Mudou. Na verdade, mudei eu. O Miele, não. Continua chato, possivelmente. Mas eu ando mais tolerante com gente que quer fazer de tudo na vida. Não gosto dos especialistas. Simpatizo com quem vive para cantar, dançar, escrever, olhar as pernas da Betty Faria, ser amigo de um monte de gente, se ferrar um pouco, acumular histórias para contar.
O livro do Miele, que eu não comprei, deve ser assim.
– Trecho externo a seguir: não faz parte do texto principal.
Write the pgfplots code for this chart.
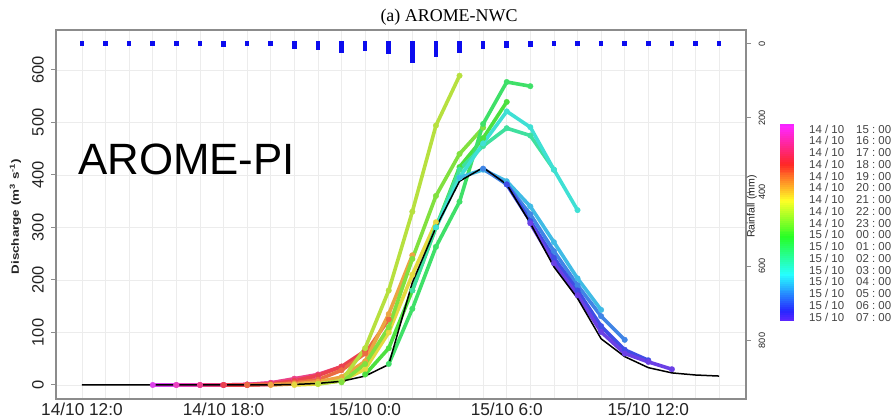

Um coquetel de música de boate, uísque, fumaça de cigarro, manhãs jogadas no lixo, coristas com as pernas de fora e um punhado de estrelas circulando em torno do seu umbigo: o resumo da vida que qualquer um gostaria de ter vivido. Eu gostaria.
Eu gostaria de, pelo menos um dia, ter tido a coragem de usar um paletó de lantejoulas. Mas fui subjugado à vida do pijama e cama. Uma especialidade, sem dúvida. Uma pena, também. O mundo dos especialistas é óbvio como o futebol da seleção do Parreira. Previsível. Miele não teria lugar nele. Não por ser um craque, mas por não ser especialista em nada.
O especialista, e Parreira é certamente um especialista em aborrecer o torcedor, normalmente vê a vida em segmentos. Defesa, meio campo e ataque. Roque Junior, Emerson e Ronaldo. Trabalho e casa. Mesmo no sexo é assim. Estudado e tedioso como um manual vendido em bancas de jornal. O beijo, depois os peitinhos, depois o resto. Pijama e cama.
Vida sem zona não tem lá muita graça. Ou não devia ter. O imprevisível - e deve ser por isso que Parreira teima em deixar o Robinho no banco - é mais ou menos como a visão do umbigo da Juliana Paes em Mais uma vez amor: faz a gente rever conceitos. Ou não existiria a paixão. Nem o dever de improvisar. Defender atacando. Trabalhar bebendo. Criar os filhos e ser criado por eles. Gostar de cinema e teatro, litoral e serra, Sandra Bréa e Betty Faria. Amor e sexo.
Beijar no mesmo momento em que se toca naquele buraquinho formado entre o osso da bacia e o início da virilha da namorada da gente. Um especialista poderá nos dar o nome técnico, anatômico, do buraquinho. Mas jamais saberá para que serve.
Miele deve saber.

Renato Lemos escreve no Jornal do Brasil

Um comentário:

spersivo disse...

O Renato escreve que é uma maravilha. Porém o Miele merece ser lido. Tudo bem: não é um gênio. No entanto, pelo menos exteriormente, aparenta ser o tipo que dá inveja na gente. É (era) imenso, com uma capacidade de rir e fazer rir. Se é um chato não sei dizer, mas sempre deixou a impressão de um carregador de piano, um desses meias que nunca será um Gersón ou um Zito, porém faz falta numa grande equipe. De qualquer forma, Luiz, gostei muito da crônica que tem, aliás, um ar de Miele: não chega a ser genial: É muito boa com instantes em que nos faz rir. Palmas para o Renato, o Miele e ainda mais faz para você que botou na rua seu Blog que está uma beleza.